I tend to agree. I'm a Mac user so I'm on the Unix/Linux bandwagon and all that, but Linux isn't going to beat out MS anytime soon. Certainly not within the next 20 years or so. It has nothing at all to do with marketing, desktops (look how perfect OSX is and still only 3% market share), or ease of use. Operating systems are this centuries infrastructure. It's simply too inefficient to have multiple choices in this area, the world naturally gravitates towards a monopoly.

You wouldn't want there to be 5 bridges right next to each other going over a river or 4 train lines right next to each other going from the same place to the same place. Businesses aren't going to pay for training and support of multiple operating systems in their organizations and it's all about business. People use at home what they use at work and until it makes financial sense for businesses to have multiple OS's Windows will be king.

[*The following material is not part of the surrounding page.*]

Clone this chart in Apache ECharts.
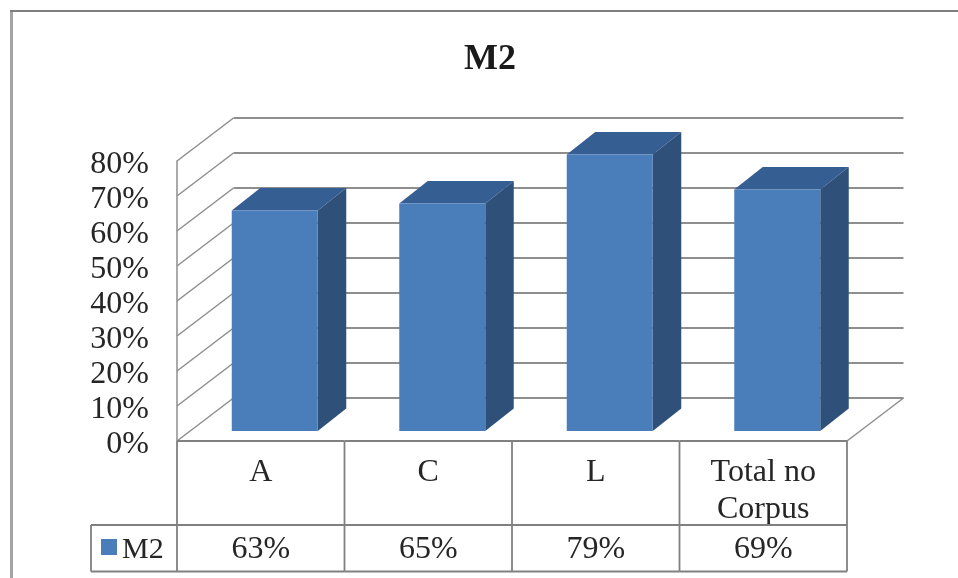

It also has nothing to do with quality of one vs another. Let's say Red Hat takes off and all the sudden they become what is on every users desktop in every organization in the country. What have the businesses accomplished? They've traded in one monopoly for another. You don't think Red Hat would start charging like they were a monopoly? I do. So why should businesses take that risky path of swapping out one OS for another which may only be slightly better?

Finally you have Office, which is the real key to the Microsoft empire. Until there is something to compete with Office nobody is going to switch out of MS products. There's simply too much productivity on the line to mess with switching to another Office like solution. By the way Open Office and the like are not the answer. MS has 40 BILLION dollars sitting around. You're not ever going to catch them in the business software market by trying to copy them. The only thing that can unseat Office is a revolutionary new product, like the Spreadsheet was 20 years ago. Something so new and which enhances productivity so greatly that businesses have to switch or risk losing ground to their competitors.

Scoble usually follows Slashdot, it will be interesting to see his take on it.